The top performer in the study is Paul Krugman of the New York Times. The worst performer is uber-pundit George Will.

The study has some fairly serious methodological flaws in my opinion, including the omission of Fox News from the study. However, the most prominent flaw is that it included currently serving politicians in the roster of pundits. When politicians pontificate on current affairs they are not making predictions – they are campaigning. Therefore, they are not providing their honest opinions about what they believe will happen. They are attempting to influence public opinion to produce the result they hope will happen. To be sure, some bona fide pundits do the same thing, but at least they don’t have the direct conflict of interest that sitting senators have.

It is fairly safe to assume that the results of the study would not change materially if the politicians were removed.

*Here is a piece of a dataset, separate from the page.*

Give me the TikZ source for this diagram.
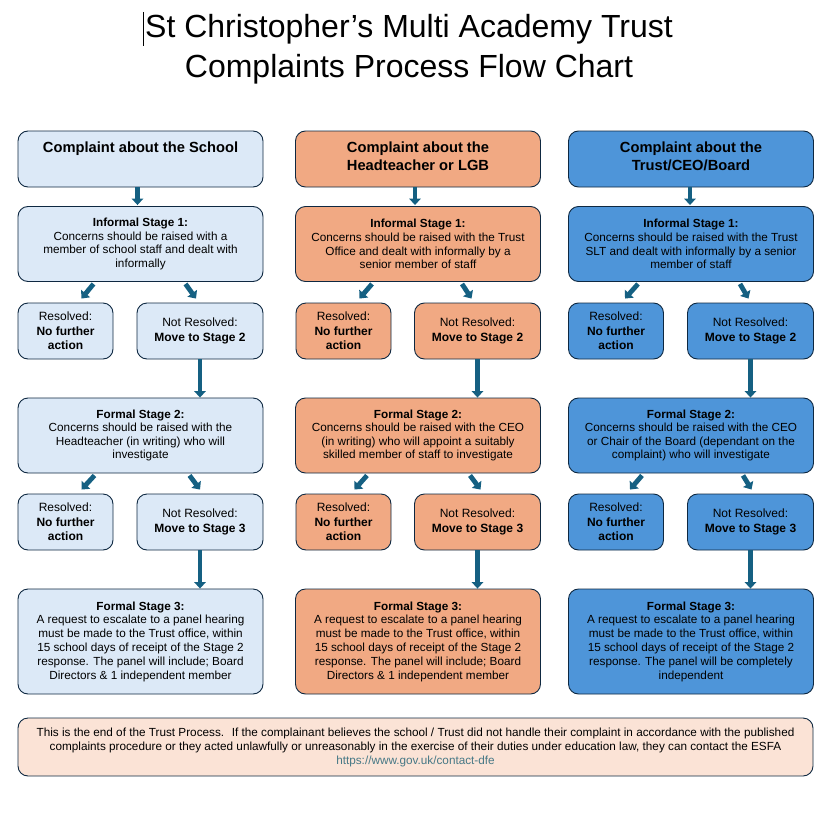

Anyone paying attention to media prognosticators over the years already knows that their success ratio is pathetic. If someone in almost any other job made mistakes as frequently as these losers, they would not have a job for very long. But such are the perks of PEP Squad membership.

What we need is a Pundit Certification Council. The purpose of this would be to rate pundits on their accuracy and impose mandatory labels. If they fall in the top third percentile they can be regarded as “experts.” Those in the middle would retain the “pundit” label. And those in the bottom third would have to be designated as “propagandists” wherever they appeared in the media.

This would provide some measure of truth in punditry. It would incentivize opinion givers to strive for accuracy, and give networks, newspapers, etc., a tool to assess the performance of their editorial staff. Then, if they choose to keep propagandists on their payroll, it would be apparent to their viewers and readers. Just imagine tuning in to This Week next Sunday morning and seeing, “George Will, ABC News Propagandist,” in large type below his deceitful talking head.